TASK DATA.

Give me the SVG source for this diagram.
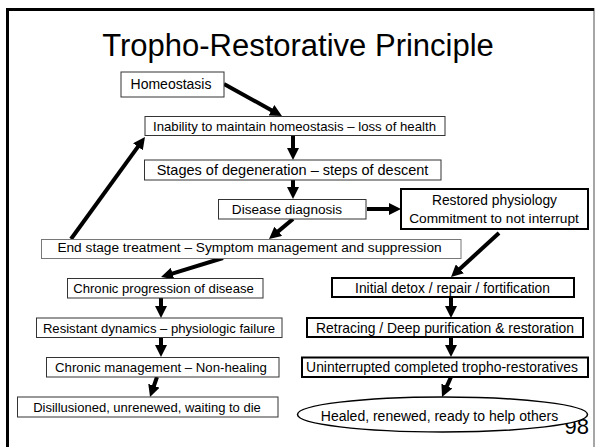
<svg xmlns="http://www.w3.org/2000/svg" width="596" height="447" viewBox="0 0 596 447">
<style>
text{font-family:"Liberation Sans",Arial,sans-serif;fill:#000;text-anchor:middle}
.t{font-size:31px}
.box{fill:#fff;stroke:#333;stroke-width:1}
.thick{fill:#fff;stroke:#000;stroke-width:2}
.grey{fill:#fff;stroke:#777;stroke-width:1}
.arr{fill:none;stroke:#000;stroke-width:4;marker-end:url(#ah)}
</style>
<defs>
<marker id="ah" markerUnits="userSpaceOnUse" markerWidth="13" markerHeight="12" refX="2" refY="6" orient="auto" viewBox="0 0 13 12">
<path d="M0,0 L12,6 L0,12 z" fill="#000"/>
</marker>
</defs>
<rect x="0" y="0" width="596" height="447" fill="#fff"/>
<g id="frame">
<line x1="594" y1="8" x2="594" y2="447" stroke="#888" stroke-width="1.5"/>
<line x1="7.5" y1="8" x2="7.5" y2="447" stroke="#000" stroke-width="3"/>
<line x1="6" y1="9.5" x2="594" y2="9.5" stroke="#000" stroke-width="3"/>
</g>
<text id="page" x="589" y="434" style="font-size:22px;text-anchor:end">98</text>
<text id="title" class="t" x="298" y="56">Tropho-Restorative Principle</text>
<g id="connectors">
<path class="arr" d="M224,84 L273.2,111.2"/>
<path class="arr" d="M293,136 L293,150"/>
<path class="arr" d="M293,180 L293,189"/>
<path class="arr" d="M367,209 L391,209"/>
<path class="arr" d="M293,219 L276.7,232.6"/>
<path class="arr" d="M71,239 L139.1,145.1"/>
<path class="arr" d="M499,233 L458.4,270.2"/>
<path class="arr" d="M223,258 L170.6,274.1"/>
<path class="arr" d="M161,298 L161,308"/>
<path class="arr" d="M161,337 L161,347"/>
<path class="arr" d="M157,377 L153.3,387.6"/>
<path class="arr" d="M451,297 L451,308"/>
<path class="arr" d="M451,337 L451,347"/>
<path class="arr" d="M451,377 L446.1,387.9"/>
</g>
<g id="homeostasis">
<rect class="box" x="121" y="72" width="103" height="25"/>
<text x="171" y="88.5" style="font-size:14px">Homeostasis</text>
</g>
<g id="inability">
<rect class="box" x="145" y="116.5" width="300" height="19"/>
<text x="294.5" y="130.5" style="font-size:13.2px">Inability to maintain homeostasis – loss of health</text>
</g>
<g id="stages">
<rect class="box" x="144.5" y="160" width="296.5" height="20"/>
<text x="292.5" y="175" style="font-size:14.5px">Stages of degeneration – steps of descent</text>
</g>
<g id="diagnosis">
<rect class="box" x="218.5" y="199.5" width="147.5" height="19.5"/>
<text x="287" y="214" style="font-size:13.6px">Disease diagnosis</text>
</g>
<g id="restored">
<rect class="thick" x="401" y="189" width="187" height="40"/>
<text x="494.5" y="205" style="font-size:13.8px">Restored physiology</text>
<text x="494" y="222.5" style="font-size:13.7px">Commitment to not interrupt</text>
</g>
<g id="endstage">
<rect class="grey" x="41.5" y="239.5" width="419.5" height="19"/>
<text x="249.5" y="252" style="font-size:13.7px">End stage treatment – Symptom management and suppression</text>
</g>
<g id="chronic-progression">
<rect class="box" x="67.5" y="278.5" width="195.5" height="19.5"/>
<text x="163.5" y="293" style="font-size:13.1px">Chronic progression of disease</text>
</g>
<g id="resistant">
<rect class="box" x="36.5" y="318" width="245.5" height="19.5"/>
<text x="159" y="332.5" style="font-size:13.1px">Resistant dynamics – physiologic failure</text>
</g>
<g id="chronic-management">
<rect class="box" x="46.5" y="357.5" width="232.5" height="19.5"/>
<text x="161" y="372" style="font-size:13.2px">Chronic management – Non-healing</text>
</g>
<g id="disillusioned">
<rect class="box" x="17.5" y="397" width="260.5" height="20"/>
<text x="147" y="412" style="font-size:13px">Disillusioned, unrenewed, waiting to die</text>
</g>
<g id="initial-detox">
<rect class="thick" x="332" y="278" width="242" height="19"/>
<text x="452.5" y="292.5" style="font-size:13.8px">Initial detox / repair / fortification</text>
</g>
<g id="retracing">
<rect class="thick" x="307" y="318" width="276" height="19"/>
<text x="445" y="332.5" style="font-size:13.9px">Retracing / Deep purification &amp; restoration</text>
</g>
<g id="uninterrupted">
<rect class="thick" x="302" y="357.5" width="286" height="19.5"/>
<text x="442" y="372" style="font-size:13.9px">Uninterrupted completed tropho-restoratives</text>
</g>
<g id="healed">
<ellipse cx="442.5" cy="414.5" rx="145" ry="17.5" fill="#fff" stroke="#000" stroke-width="1.5"/>
<text x="439.5" y="421" style="font-size:14px">Healed, renewed, ready to help others</text>
</g>
</svg>
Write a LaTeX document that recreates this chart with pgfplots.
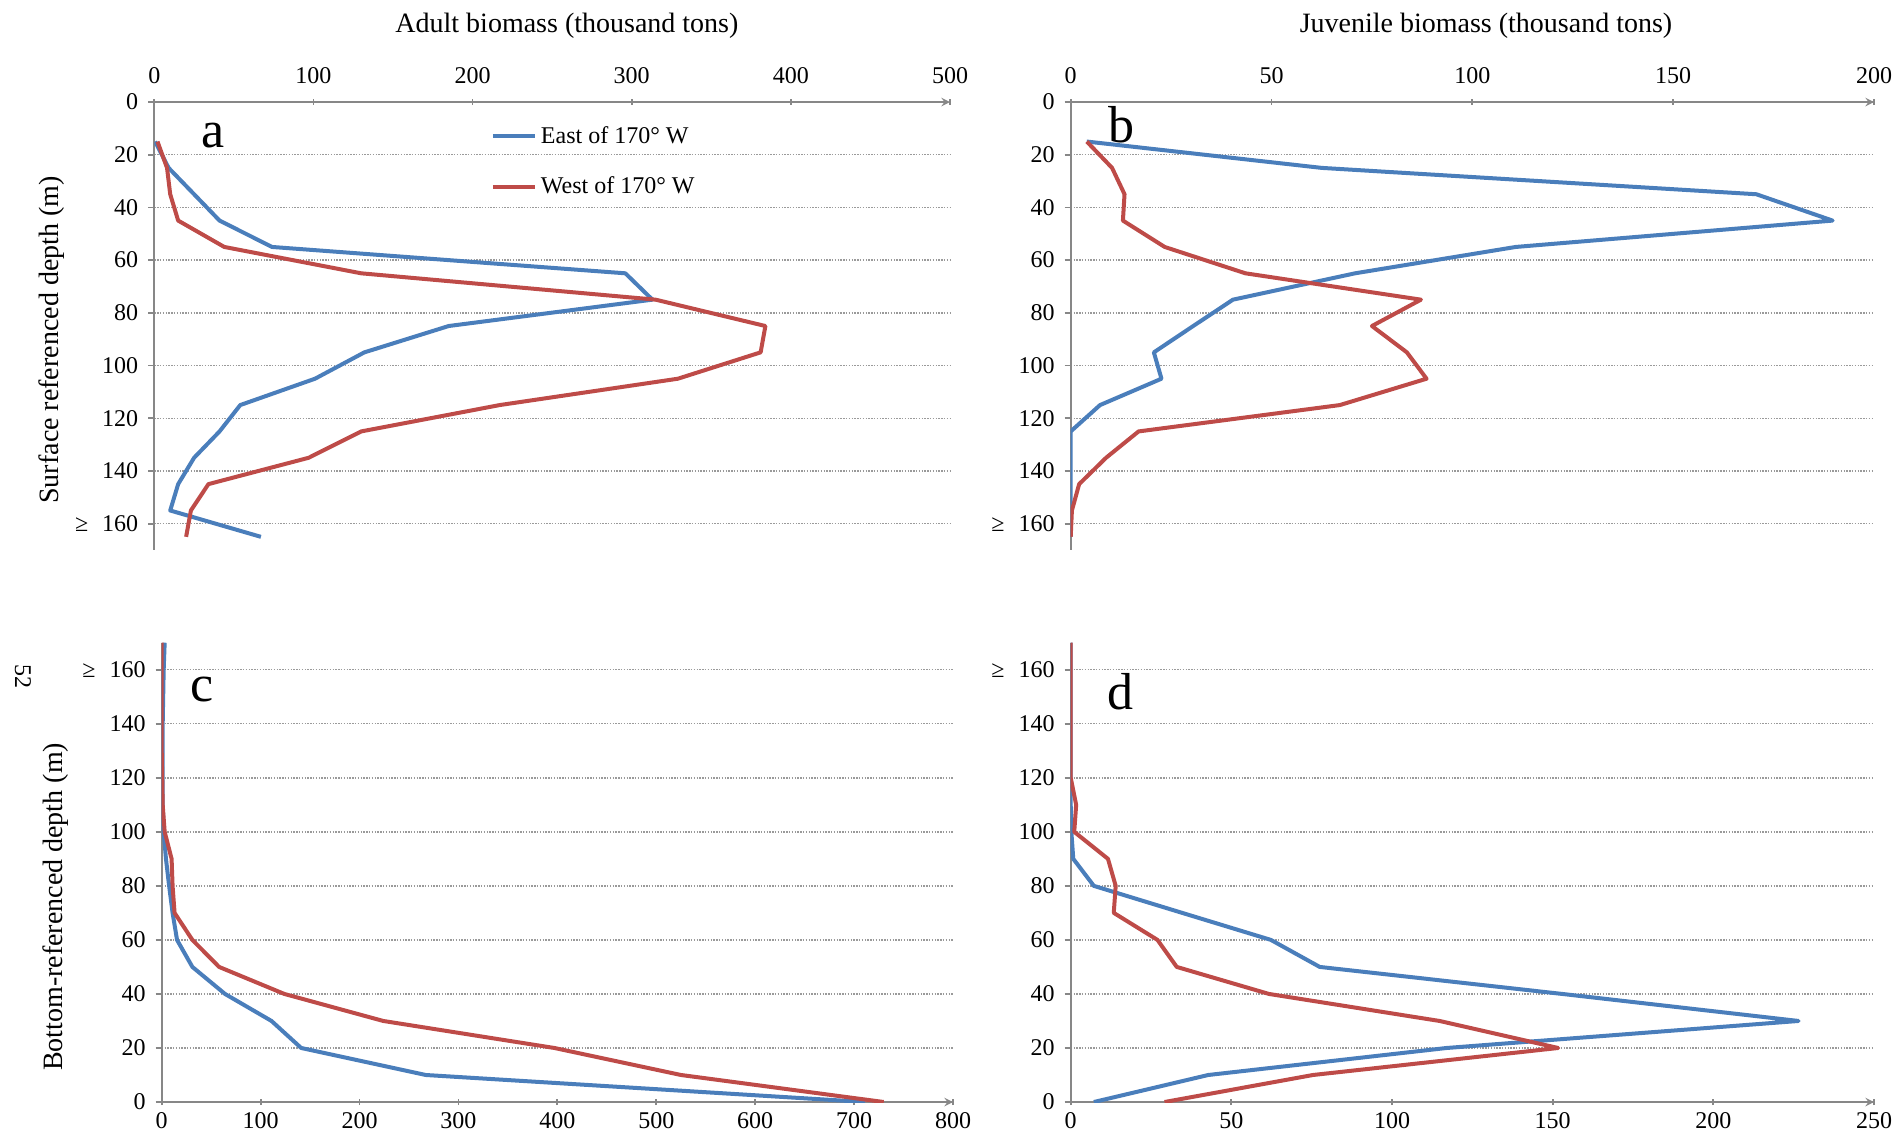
\documentclass[border=0pt]{standalone}
\usepackage{pgfplots}
\pgfplotsset{compat=1.18}
\usepackage{fontspec}
\setmainfont{Liberation Serif}
\definecolor{eastc}{HTML}{4A7EBB}
\definecolor{westc}{HTML}{BE4B48}
\definecolor{axc}{HTML}{878787}
\definecolor{gridc}{HTML}{9A9A9A}
\tikzset{letter/.style={font=\rmfamily\fontsize{26}{30}\selectfont, anchor=base}}
\pgfplotsset{
  panel/.style={
    scale only axis, enlargelimits=false,
    axis y line=left,
    axis line style={-, axc, line width=0.9pt},
    tick style={axc, line width=0.9pt},
    major tick length=3pt, tick align=outside,
    ymajorgrids, major grid style={gridc, line width=0.7pt, dash pattern=on 0.7pt off 0.7pt},
    ymin=0, ymax=170,
    ytick={0,20,40,60,80,100,120,140,160},
    yticklabels={0,20,40,60,80,100,120,140,{≥\hspace{7pt}160}},
    /pgf/number format/assume math mode=true,
    ticklabel style={font=\rmfamily\fontsize{12}{14}\selectfont},
    yticklabel style={xshift=-1.5pt},
  },
  east/.style={eastc, line width=2pt, line join=round},
  west/.style={westc, line width=2pt, line join=round},
}
\begin{document}
\begin{tikzpicture}
\path[use as bounding box] (0,0) rectangle (948pt,-571pt);
\node[rotate=-90, font=\rmfamily\fontsize{12}{14}\selectfont] at (11.5pt,-338.25pt) {52};
% ---------- a
\begin{axis}[panel, at={(276.075pt,-163pt)}, anchor=center,
  width=397.85pt, height=224pt, y dir=reverse,
  axis x line=top,
  xmin=0, xmax=500, xtick={0,100,200,300,400,500},
  xticklabel style={yshift=4pt},
  xlabel={Adult biomass (thousand tons)},
  xlabel style={at={([yshift=38.3pt]axis cs:259.3,0)}, anchor=center, font=\rmfamily\fontsize{14}{17}\selectfont},
  ylabel={Surface referenced depth (m)},
  ylabel style={at={([xshift=-51.15pt]axis cs:0,90.3)}, anchor=center, font=\rmfamily\fontsize{14}{17}\selectfont},
  legend style={draw=none, fill=none, at={(axis cs:211.3,7.54)}, anchor=north west,
    font=\rmfamily\fontsize{12}{14}\selectfont, row sep=11.4pt, inner sep=0pt},
  legend cell align=left,
  legend image code/.code={\draw[#1] (0pt,0pt) -- (21pt,0pt);},
]
\addplot[east] coordinates {(0.5,15) (9,25) (25,35) (41,45) (74,55) (296,65) (313,75) (185,85) (132,95) (101,105) (54,115) (41,125) (25,135) (15,145) (10,155) (67,165)};
\addlegendentry{East of 170° W}
\addplot[west] coordinates {(2,15) (8,25) (10,35) (15,45) (44,55) (130,65) (315,75) (384,85) (381,95) (329,105) (217,115) (130,125) (97,135) (34,145) (23,155) (20,165)};
\addlegendentry{West of 170° W}
\node[letter] at (axis cs:36.6,17.1) {a};
\end{axis}
% ---------- b
\begin{axis}[panel, at={(736.175pt,-163pt)}, anchor=center,
  width=401.65pt, height=224pt, y dir=reverse,
  axis x line=top,
  xmin=0, xmax=200, xtick={0,50,100,150,200},
  xticklabel style={yshift=4pt},
  xlabel={Juvenile biomass (thousand tons)},
  xlabel style={at={([yshift=38.3pt]axis cs:103.4,0)}, anchor=center, font=\rmfamily\fontsize{14}{17}\selectfont},
]
\addplot[east] coordinates {(4,15) (62.5,25) (170.7,35) (189.7,45) (110.8,55) (70.8,65) (40.4,75) (30.5,85) (20.7,95) (22.6,105) (7.3,115) (0,125) (0,135) (0,145) (0,155) (0,165)};
\addplot[west] coordinates {(4,15) (10.3,25) (13.4,35) (13,45) (23.4,55) (43.5,65) (87.2,75) (75,85) (83.7,95) (88.6,105) (67,115) (16.9,125) (8.8,135) (2.1,145) (0.3,155) (0,165)};
\node[letter] at (axis cs:12.6,15.2) {b};
\end{axis}
% ---------- c
\begin{axis}[panel, at={(278.675pt,-436.175pt)}, anchor=center,
  width=395.65pt, height=229.65pt,
  axis x line=bottom,
  xmin=0, xmax=800, xtick={0,100,200,300,400,500,600,700,800},
  ylabel={Bottom-referenced depth (m)},
  ylabel style={at={([xshift=-53pt]axis cs:0,72.2)}, anchor=center, font=\rmfamily\fontsize{14}{17}\selectfont},
]
\addplot[east] coordinates {(711,0) (267,10) (141,20) (111,30) (64,40) (31,50) (15.5,60) (11,70) (7.5,80) (4.3,90) (2,100) (1,110) (1,120) (1,130) (1,140) (1.5,150) (2,160) (3,170)};
\addplot[west] coordinates {(730,0) (525,10) (397,20) (224,30) (124,40) (58,50) (31,60) (13,70) (11,80) (10,90) (3,100) (1,110) (0.5,120) (0,130) (0,140) (0,150) (0,160) (0,170)};
\node[letter] at (axis cs:40.4,148.3) {c};
\end{axis}
% ---------- d
\begin{axis}[panel, at={(736.175pt,-436.175pt)}, anchor=center,
  width=401.65pt, height=229.65pt,
  axis x line=bottom,
  xmin=0, xmax=250, xtick={0,50,100,150,200,250},
]
\addplot[east] coordinates {(7.2,0) (42.8,10) (117,20) (226.5,30) (153,40) (77.5,50) (62.3,60) (34.7,70) (7.2,80) (0.8,90) (0.2,100) (0,110) (0,120) (0,130) (0,140) (0,150) (0,160) (0,170)};
\addplot[west] coordinates {(29.2,0) (75.4,10) (151.7,20) (114.8,30) (61.7,40) (33,50) (27,60) (13.4,70) (14,80) (11.6,90) (1.1,100) (1.7,110) (0,120) (0,130) (0,140) (0,150) (0,160) (0,170)};
\node[letter] at (axis cs:15.5,145.2) {d};
\end{axis}
\end{tikzpicture}
\end{document}
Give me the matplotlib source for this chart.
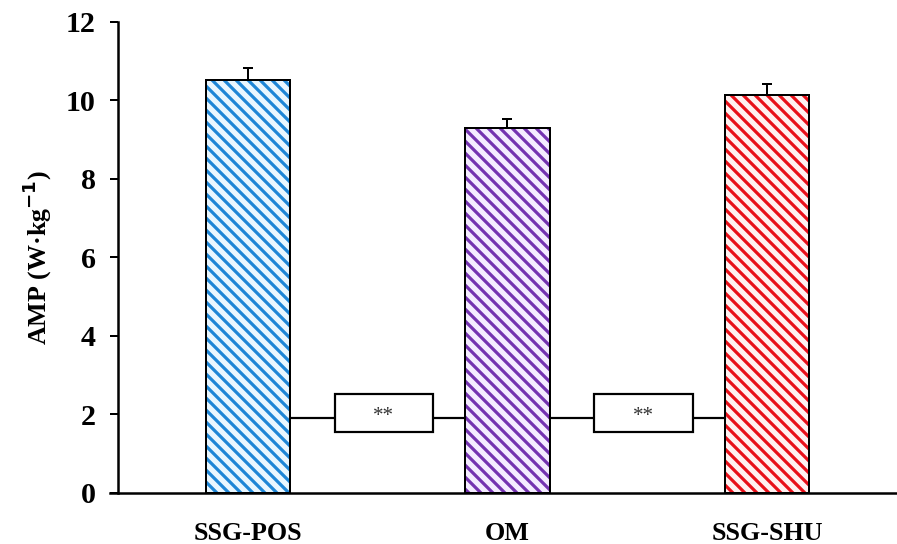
import matplotlib
matplotlib.use("Agg")
import matplotlib.pyplot as plt

categories = ["SSG-POS", "OM", "SSG-SHU"]
values = [10.52, 9.29, 10.15]
errors = [0.30, 0.23, 0.28]
yticks = [0, 2, 4, 6, 8, 10, 12]
sig_label = "**"
sig_level = 1.91

hatch_colors = ["#1f86d6", "#7433b0", "#e8101a"]
face_colors = ["#eaf7ff", "#f4ecff", "#fff1f1"]

plt.rcParams['font.family'] = ['Liberation Serif', 'DejaVu Serif']
plt.rcParams['hatch.linewidth'] = 3.2

DPI = 72
fig = plt.figure(figsize=(897 / DPI, 544 / DPI), dpi=DPI)
ax = fig.add_axes([0.1315, 0.0938, 0.8685, 0.9596 - 0.0938])

x = list(range(len(categories)))
w = 0.324
ax.bar(x, values, width=w, color=face_colors, edgecolor=hatch_colors,
       hatch='\\\\', linewidth=0, zorder=2)
ax.bar(x, values, width=w, fill=False, edgecolor='black', linewidth=2, zorder=3)
ax.errorbar(x, values, yerr=[[0] * len(errors), errors], fmt='none',
            ecolor='black', elinewidth=2, capsize=5, capthick=2, zorder=1)

# significance brackets
for i in range(len(categories) - 1):
    x0 = x[i] + w / 2
    x1 = x[i + 1] - w / 2
    ax.plot([x0, x1], [sig_level, sig_level], color='black', lw=2.2, zorder=4)
    bx0 = x[i] + 0.335
    bx1 = x[i] + 0.713
    ax.add_patch(plt.Rectangle((bx0, 1.55), bx1 - bx0, 0.97, facecolor='white',
                               edgecolor='black', lw=2.2, zorder=5))
    ax.text((bx0 + bx1) / 2, 1.95, sig_label, ha='center', va='center',
            fontsize=21, color='#333333', zorder=6)

ax.set_xlim(-0.5, 2.5)
ax.set_ylim(0, 12)
ax.set_yticks(yticks)
ax.set_yticklabels([str(t) for t in yticks], fontsize=30, fontweight='bold')
ax.set_xticks(x)
ax.set_xticklabels(categories, fontsize=26, fontweight='bold')
ax.tick_params(axis='x', length=0, pad=29)
ax.tick_params(axis='y', length=8, width=2, pad=14, direction='out')
ax.set_ylabel("AMP (W·kg$^{\\mathbf{-1}}$)", fontsize=26, fontweight='bold', labelpad=12)
for s in ['top', 'right']:
    ax.spines[s].set_visible(False)
ax.spines['left'].set_linewidth(2.5)
ax.spines['bottom'].set_linewidth(2.5)
ax.spines['bottom'].set_bounds(-0.53, 2.5)
ax.spines['bottom'].set_clip_on(False)

fig.savefig("out.png", dpi=DPI)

AIM OF THE TASK.
Nothing but the lines from the one containing "Give me the matplotlib source for this chart." through the one containing "fontsize=21, color='#333333', zorder=6)" should be written out, exactly and with both ends. Pictures are left out.

ANSWER TO THE TASK.
Give me the matplotlib source for this chart.
import matplotlib
matplotlib.use("Agg")
import matplotlib.pyplot as plt

categories = ["SSG-POS", "OM", "SSG-SHU"]
values = [10.52, 9.29, 10.15]
errors = [0.30, 0.23, 0.28]
yticks = [0, 2, 4, 6, 8, 10, 12]
sig_label = "**"
sig_level = 1.91

hatch_colors = ["#1f86d6", "#7433b0", "#e8101a"]
face_colors = ["#eaf7ff", "#f4ecff", "#fff1f1"]

plt.rcParams['font.family'] = ['Liberation Serif', 'DejaVu Serif']
plt.rcParams['hatch.linewidth'] = 3.2

DPI = 72
fig = plt.figure(figsize=(897 / DPI, 544 / DPI), dpi=DPI)
ax = fig.add_axes([0.1315, 0.0938, 0.8685, 0.9596 - 0.0938])

x = list(range(len(categories)))
w = 0.324
ax.bar(x, values, width=w, color=face_colors, edgecolor=hatch_colors,
       hatch='\\\\', linewidth=0, zorder=2)
ax.bar(x, values, width=w, fill=False, edgecolor='black', linewidth=2, zorder=3)
ax.errorbar(x, values, yerr=[[0] * len(errors), errors], fmt='none',
            ecolor='black', elinewidth=2, capsize=5, capthick=2, zorder=1)

# significance brackets
for i in range(len(categories) - 1):
    x0 = x[i] + w / 2
    x1 = x[i + 1] - w / 2
    ax.plot([x0, x1], [sig_level, sig_level], color='black', lw=2.2, zorder=4)
    bx0 = x[i] + 0.335
    bx1 = x[i] + 0.713
    ax.add_patch(plt.Rectangle((bx0, 1.55), bx1 - bx0, 0.97, facecolor='white',
                               edgecolor='black', lw=2.2, zorder=5))
    ax.text((bx0 + bx1) / 2, 1.95, sig_label, ha='center', va='center',
            fontsize=21, color='#333333', zorder=6)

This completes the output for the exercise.